It may be that a football team who has had a hectic period with a lot of games will, because of lack of training and restitution, perform poorer. The Wikipedia page for the FA Cup mentions Manchester United’s absence from the cup as a reason for why they won the Premier League by 18 points in the 1999-2000 season. If this is indeed the case, then this is something we could try to exploit in a prediction model.
I used basically the same data and model as I have used before. I used data from the English Championship and the Premier League, and predicted the Premier League games from January 2007 until January 2015 using the independent Poisson model with the Dixon & Coles weighting method (more details on the setup here and here). In addition I constructed a new variable, the number of matches each team has played the last x number of days, were we can use and try different values of x. As a pretentious shorthand I will call this the Match Schedule Intensity Index (MSII). Matches from the FA Cup, Europa Cup and Champions League were also included in the calculations.
As usual the ranked probability score (RPS) is used to assess the prediction accuracy.
I tried four different number of days backwards in time (21, 25, 28 and 31 days) and also varied the time weighing parameter \(\xi\) a bit to see how these things varied together.
Plotting the RPS, number of days back in time and the different values of \(\xi\) against each other gives the following:
We see that looking back 28 days, or four weeks, back in time gives the lowest RPS and this the most accurate predictions of the four alternatives. 25 days is almost as good as 28 days, while 21 and 31 days performs poorer than not having the MSII in the model at all. I am not sure how important the drop in RPS is, as the changes are around the 4th and 5th decimal place. It is probably not that much, but on the other hand, this is an average over 3000 matches, and the number of days backward in time seems to be a more important parameter than the small changes in \(\xi\) that I tried.
It is also interesting to see what effect the MSII has on the number of goals scored. I plotted the estimated multiplicative effect for each additional match for all the fitted models from 2007 to 2015 using the best model with 28 days and \(\xi=0.0020\).

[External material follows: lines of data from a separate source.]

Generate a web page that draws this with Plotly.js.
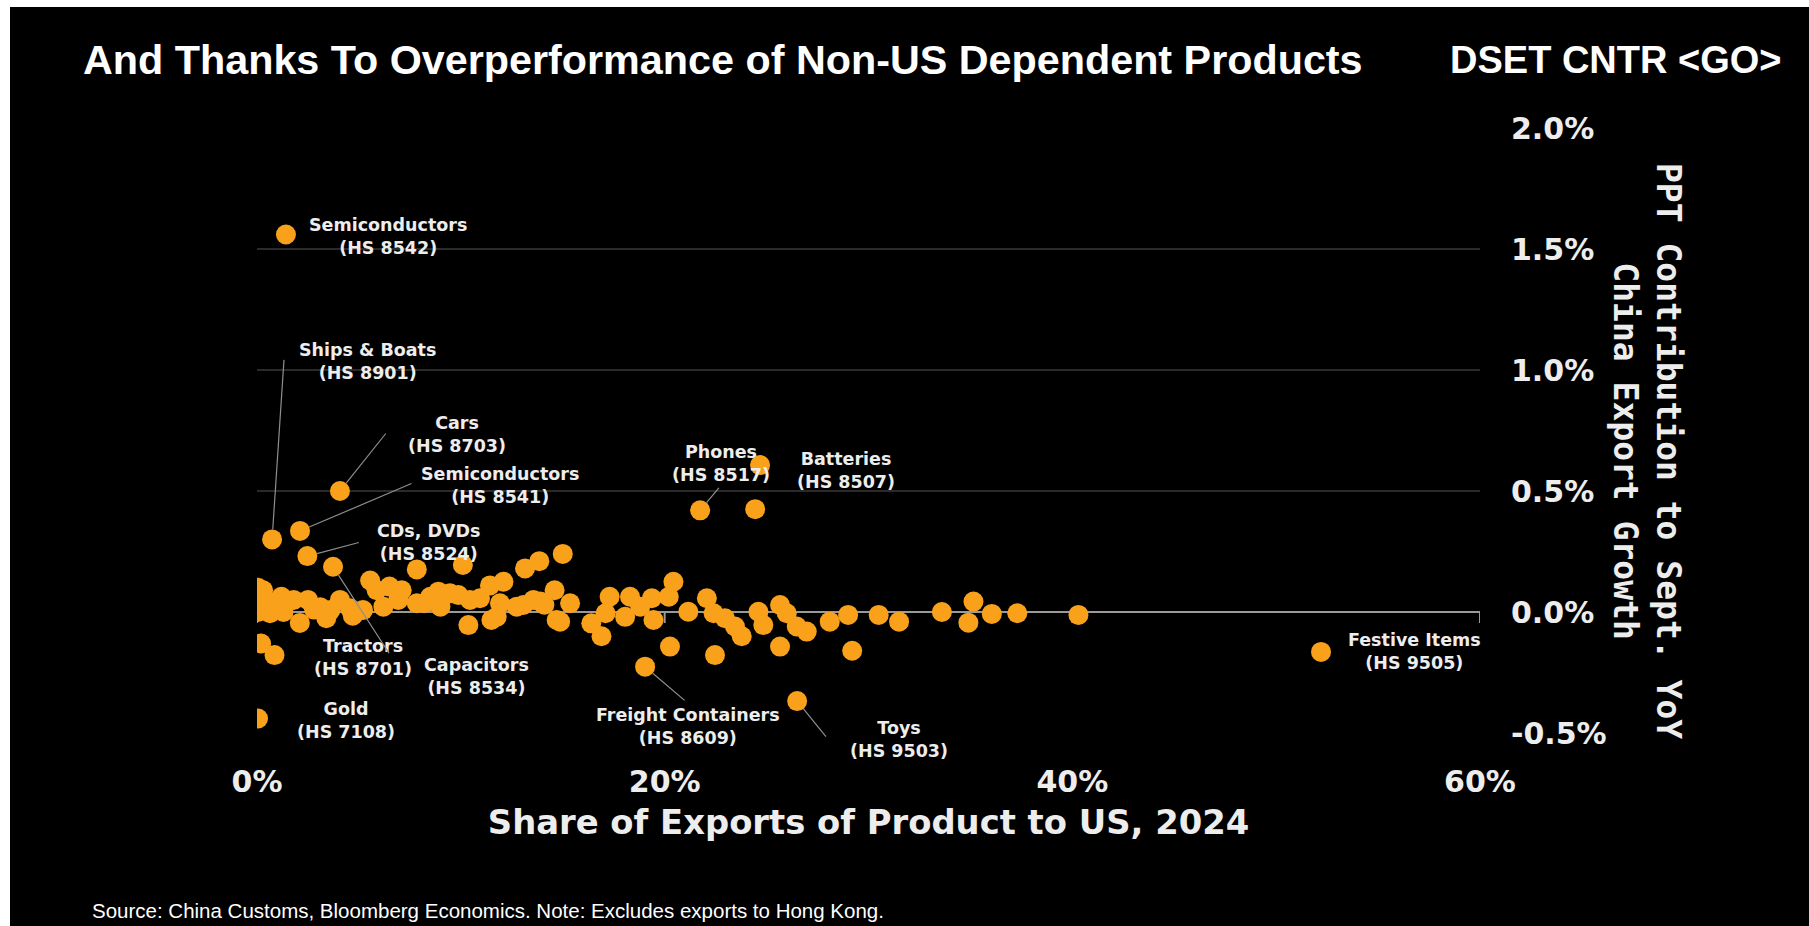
<!DOCTYPE html>
<html><head><meta charset="utf-8">
<script src="https://cdn.plot.ly/plotly-3.0.1.min.js"></script>
<style>
html,body{margin:0;padding:0;background:#fff;width:1809px;height:926px;overflow:hidden;}
#chart{position:absolute;left:10px;top:7px;width:1799px;height:919px;background:#000;}
</style></head><body><div id="chart"></div>
<script>
// ---------- DATA ----------
const shareX = [
  0.05, 0.05, 0.05, 0.2,
  0.3, 0.64, 0.9, 1.2, 1.3, 1.8, 2.1, 2.5, 2.8, 3.1, 3.4, 3.6, 4.07, 4.56, 4.7, 5.2, 5.55, 5.87, 6.2, 6.5, 6.93, 7.1,
  7.84, 10.1, 13.15, 13.85, 15.0,
  7.84, 8.2, 8.5, 8.9, 9.0, 9.47, 9.88, 10.37, 10.45, 10.94, 11.43, 11.5, 11.76, 11.92, 12.09, 12.74, 13.07, 13.56, 13.9, 14.1, 14.6, 14.7, 14.87, 15.36,
  16.4, 16.9, 17.3, 17.1, 18.06, 18.3, 18.8, 19.37, 19.45, 20.2, 20.43, 20.26, 21.16, 22.07, 22.4, 22.96, 23.45, 23.78, 22.47, 24.44, 24.6, 24.84, 25.66, 25.99, 26.48, 26.97, 25.66, 28.1,
  29.0, 29.2, 30.5, 31.5, 33.6, 35.15, 34.9, 36.05, 37.3, 40.3
];
const contribY = [
  0.10, 0.05, 0.0, -0.13,
  0.09, -0.005, 0.04, 0.063, 0.0, 0.05, -0.045, 0.05, 0.01, 0.02, -0.026, 0.008, 0.05, 0.015, -0.015, 0.008, 0.13, 0.09, 0.022, 0.105, 0.05, 0.09,
  0.176, 0.194, 0.18, 0.21, 0.24,
  0.036, 0.036, 0.063, 0.084, 0.022, 0.077, 0.07, -0.054, 0.05, 0.057, 0.11, -0.033, -0.02, 0.036, 0.125, 0.022, 0.029, 0.05, 0.043, 0.03, 0.09, -0.033, -0.04, 0.036,
  -0.047, -0.10, 0.063, -0.005, -0.02, 0.063, 0.022, 0.057, -0.033, 0.063, 0.125, -0.143, 0.001, 0.057, -0.005, -0.026, -0.06, -0.10, -0.178, 0.425, 0.001, -0.054, 0.029, -0.005, -0.06, -0.081, -0.143, -0.04,
  -0.012, -0.16, -0.012, -0.04, 0.0, 0.043, -0.044, -0.008, -0.005, -0.012
];
const labelNames = ['Semiconductors', 'Ships &amp; Boats', 'Cars', 'Semiconductors', 'CDs, DVDs', 'Tractors', 'Capacitors', 'Gold', 'Phones', 'Batteries', 'Freight Containers', 'Toys', 'Festive Items'];
const labelCodes = ['HS 8542', 'HS 8901', 'HS 8703', 'HS 8541', 'HS 8524', 'HS 8701', 'HS 8534', 'HS 7108', 'HS 8517', 'HS 8507', 'HS 8609', 'HS 9503', 'HS 9505'];
const labelX = [1.42, 0.74, 4.07, 2.11, 2.47, 0.86, 3.73, 0.05, 21.74, 24.68, 19.04, 26.5, 52.2];
const labelY = [1.56, 0.30, 0.50, 0.335, 0.231, -0.178, 0.187, -0.44, 0.42, 0.607, -0.226, -0.368, -0.165];
const xTickVals = [0, 20, 40, 60];
const xTickText = ['0%', '20%', '40%', '60%'];
const yTickVals = [-0.5, 0, 0.5, 1.0, 1.5, 2.0];
const yTickText = ['-0.5%', '0.0%', '0.5%', '1.0%', '1.5%', '2.0%'];
const titleText = 'And Thanks To Overperformance of Non-US Dependent Products';
const cornerText = 'DSET CNTR &lt;GO&gt;';
const xTitleText = 'Share of Exports of Product to US, 2024';
const yTitleText = 'PPT Contribution to Sept. YoY<br>China Export Growth';
const sourceText = 'Source: China Customs, Bloomberg Economics. Note: Excludes exports to Hong Kong.';

// ---------- LAYOUT GEOMETRY (pixels) ----------
const W = 1799, H = 919, ML = 247, MR = 329, MT = 121, MB = 193;
const PW = W - ML - MR, PH = H - MT - MB;
const OX = 10, OY = 7; // page offset of the chart div
const pX = v => (v - OX - ML) / PW;
const pY = v => 1 - (v - OY - MT) / PH;

// label placement: label centre offset (dx, dy) and connector tail (ax, ay), pixels from the point
const labelPlace = [
  {dx: 102, dy: 2},
  {dx: 95, dy: -178, ax: 12, ay: -181},
  {dx: 117, dy: -57, ax: 47, ay: -59},
  {dx: 200, dy: -45, ax: 113, ay: -48},
  {dx: 122, dy: -14, ax: 53, ay: -14},
  {dx: 88, dy: 2},
  {dx: 143, dy: 110, ax: 57, ay: 88},
  {dx: 88, dy: 2},
  {dx: 21, dy: -47, ax: 20, ay: -24},
  {dx: 86, dy: 5},
  {dx: 43, dy: 60, ax: 41, ay: 35},
  {dx: 102, dy: 38, ax: 30, ay: 37},
  {dx: 93, dy: 0}
];

const ORANGE = '#F9A11B';
const TXT = '#EDEDED';
const tickFont = {family: 'DejaVu Sans, Verdana, sans-serif', size: 30, color: TXT, weight: 700};
const labelFont = {family: 'DejaVu Sans, Verdana, sans-serif', size: 17.5, color: TXT, weight: 700};

const markerStyle = {color: ORANGE, size: 20, line: {width: 0}};
const traces = [
  {type: 'scatter', mode: 'markers', x: shareX, y: contribY, marker: markerStyle, hoverinfo: 'skip', showlegend: false},
  {type: 'scatter', mode: 'markers', x: labelX, y: labelY, marker: markerStyle, hoverinfo: 'skip', showlegend: false}
];

const annotations = [];
labelNames.forEach((name, i) => {
  const p = labelPlace[i];
  if (p.ax !== undefined) {
    annotations.push({x: labelX[i], y: labelY[i], xref: 'x', yref: 'y', text: '', showarrow: true,
      arrowhead: 0, arrowwidth: 1.2, arrowcolor: '#8E8E8E', ax: p.ax, ay: p.ay, standoff: 10});
  }
  annotations.push({x: labelX[i], y: labelY[i], xref: 'x', yref: 'y',
    text: name + '<br>(' + labelCodes[i] + ')', showarrow: false,
    xanchor: 'center', yanchor: 'middle', align: 'center',
    xshift: p.dx, yshift: -p.dy, font: labelFont});
});
annotations.push({xref: 'paper', yref: 'paper', x: pX(1448), y: pY(60), xanchor: 'left', yanchor: 'middle',
  text: cornerText, showarrow: false, font: {family: 'Liberation Sans, Arial, sans-serif', size: 38, color: '#fff', weight: 700}});
annotations.push({xref: 'paper', yref: 'paper', x: pX(1647), y: pY(451), xanchor: 'center', yanchor: 'middle',
  text: yTitleText, textangle: 90, showarrow: false, align: 'center',
  font: {family: 'DejaVu Sans Mono, monospace', size: 33, color: TXT, weight: 700}});
annotations.push({xref: 'paper', yref: 'paper', x: pX(90), y: pY(910), xanchor: 'left', yanchor: 'middle',
  text: sourceText, showarrow: false, font: {family: 'Liberation Sans, Arial, sans-serif', size: 20.5, color: '#fff'}});

const shapes = xTickVals.map(v => ({type: 'line', xref: 'x', yref: 'y', x0: v, x1: v,
  ysizemode: 'pixel', yanchor: 0, y0: 0, y1: -11, line: {color: '#9A9A9A', width: 2}, layer: 'below'}));

const layout = {
  width: W, height: H,
  margin: {l: ML, r: MR, t: MT, b: MB, pad: 0},
  paper_bgcolor: '#000', plot_bgcolor: '#000',
  title: {text: titleText, xref: 'container', yref: 'container', x: (83 - OX) / W, xanchor: 'left',
    y: 1 - (60 - OY) / H, yanchor: 'middle',
    font: {family: 'Liberation Sans, Arial, sans-serif', size: 41.3, color: '#fff', weight: 700}},
  showlegend: false,
  hovermode: false,
  xaxis: {range: [0, 60], tickvals: xTickVals, ticktext: xTickText, showgrid: false, zeroline: false,
    showline: false, ticks: '', tickfont: tickFont, ticklabelstandoff: 28,
    title: {text: xTitleText, font: {family: 'DejaVu Sans, Verdana, sans-serif', size: 33.8, color: TXT, weight: 700}, standoff: 12}},
  yaxis: {range: [-0.5, 2.0], side: 'right', tickvals: yTickVals, ticktext: yTickText, showgrid: true,
    gridcolor: '#2A2A2A', gridwidth: 1.5, zeroline: true, zerolinecolor: '#9A9A9A', zerolinewidth: 2,
    showline: false, ticks: '', tickfont: tickFont, ticklabelstandoff: 30},
  annotations: annotations,
  shapes: shapes
};

Plotly.newPlot('chart', traces, layout, {displayModeBar: false, staticPlot: true});
</script></body></html>
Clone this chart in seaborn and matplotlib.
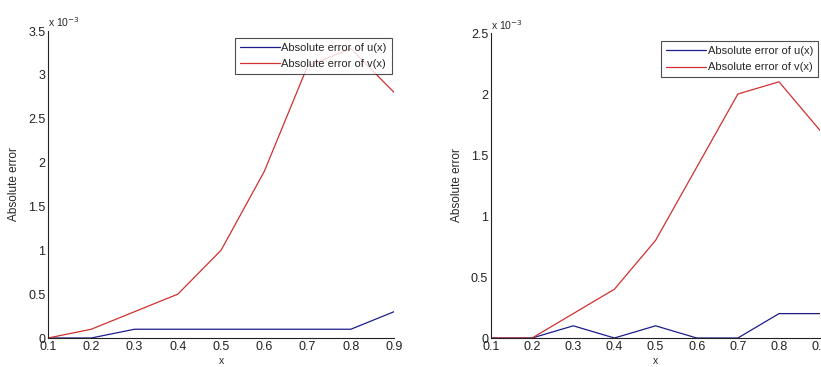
import numpy as np
import pandas as pd
import matplotlib
matplotlib.use('Agg')
import matplotlib.pyplot as plt
import seaborn as sns

# grid points
x_vals = [0.1, 0.2, 0.3, 0.4, 0.5, 0.6, 0.7, 0.8, 0.9]

# left panel (values in units of 1e-3)
u_err_left = [0.0, 0.0, 0.1, 0.1, 0.1, 0.1, 0.1, 0.1, 0.3]
v_err_left = [0.0, 0.1, 0.3, 0.5, 1.0, 1.9, 3.1, 3.3, 2.8]

# right panel (values in units of 1e-3)
u_err_right = [0.0, 0.0, 0.1, 0.0, 0.1, 0.0, 0.0, 0.2, 0.2]
v_err_right = [0.0, 0.0, 0.2, 0.4, 0.8, 1.4, 2.0, 2.1, 1.7]

series_names = ['Absolute error of u(x)', 'Absolute error of v(x)']
x_ticks = [0.1, 0.2, 0.3, 0.4, 0.5, 0.6, 0.7, 0.8, 0.9]
y_ticks_left = [0, 0.5, 1, 1.5, 2, 2.5, 3, 3.5]
y_ticks_right = [0, 0.5, 1, 1.5, 2, 2.5]

sns.set_style('white')
plt.rcParams['font.family'] = ['Liberation Sans', 'DejaVu Sans']

palette = {series_names[0]: '#1c1c8c', series_names[1]: '#d03030'}


def make_df(u, v):
    return pd.DataFrame({
        'x': x_vals * 2,
        'err': list(u) + list(v),
        'series': [series_names[0]] * len(u) + [series_names[1]] * len(v),
    })


fig = plt.figure(figsize=(8.21, 3.67), dpi=100)
ax_l = fig.add_axes([0.0585, 0.079, 0.4215, 0.8365])
ax_r = fig.add_axes([0.598, 0.079, 0.4010, 0.8310])

specs = [
    (ax_l, u_err_left, v_err_left, y_ticks_left, 3.5, 0.985),
    (ax_r, u_err_right, v_err_right, y_ticks_right, 2.5, 0.98),
]

for ax, u, v, yt, ymax, leg_top in specs:
    df = make_df(u, v)
    sns.lineplot(data=df, x='x', y='err', hue='series', palette=palette,
                 ax=ax, linewidth=0.9, legend=False)
    ax.set_xlim(0.1, 0.9)
    ax.set_ylim(0, ymax)
    ax.set_xticks(x_ticks)
    ax.set_xticklabels([f'{t:g}' for t in x_ticks])
    ax.set_yticks(yt)
    ax.set_yticklabels([f'{t:g}' for t in yt])
    ax.tick_params(direction='in', length=4, width=0.8, labelsize=9,
                   colors='#222222', pad=2)
    for side in ['top', 'right']:
        ax.spines[side].set_visible(False)
    for side in ['left', 'bottom']:
        ax.spines[side].set_color('#222222')
        ax.spines[side].set_linewidth(0.8)
    ax.set_xlabel('x', fontsize=7.5, labelpad=2)
    ax.set_ylabel('Absolute error', fontsize=8.5, labelpad=6)
    ax.text(0.0, 1.005, r'x 10$^{-3}$', transform=ax.transAxes,
            fontsize=7.5, ha='left', va='bottom')
    handles = [plt.Line2D([], [], color=palette[n], linewidth=0.9) for n in series_names]
    leg = ax.legend(handles, series_names, loc='upper right', fontsize=8,
                    frameon=True, fancybox=False, borderpad=0.45,
                    handlelength=3.6, handletextpad=0.1, labelspacing=0.55,
                    borderaxespad=0.2, bbox_to_anchor=(1.0, leg_top))
    leg.get_frame().set_edgecolor('#222222')
    leg.get_frame().set_linewidth(0.8)

fig.savefig('out.png', dpi=100)
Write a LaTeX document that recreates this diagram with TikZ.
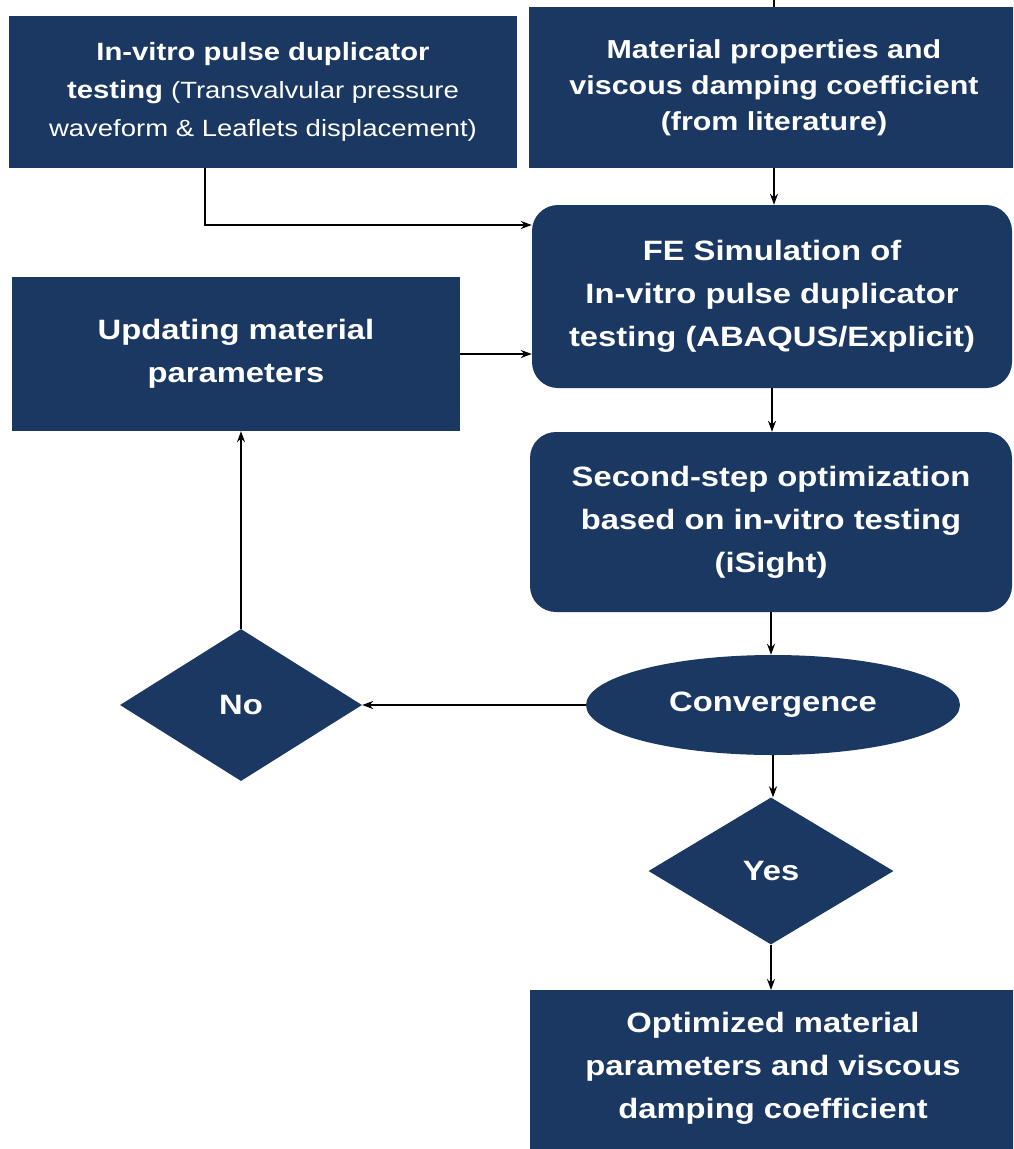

I expected the effect of additional matches to be negative, meaning the more games the team has recently played, the fewer goals will they be expected to score. This seems to be at least halfway true, except for a few dips over on the positive side around 2010 and 2013-2014, and a rather large positive effect from the start in 2007 until 2008. This was a bit surprising, and I don’t know why. It would be interesting to redo the analysis with data going further back in time to see how far back the positive effect goes.
Is the effect large? Not really. The most extreme values of the multiplicative effects for the MSII is around 0.97 and 1.04. These values means that for each match a team has played more in the last four weeks they are expected to score around 3-4% more or fewer goals. This effect is around 10% for a team that has played four matches in four weeks, which is a typical mid-season schedule. This is not that big of a deal for individual matches, but it seem to improve the predictions in the long run. But I also think it is necessary to keep in mind that the effect in seems to be mostly absent in some periods.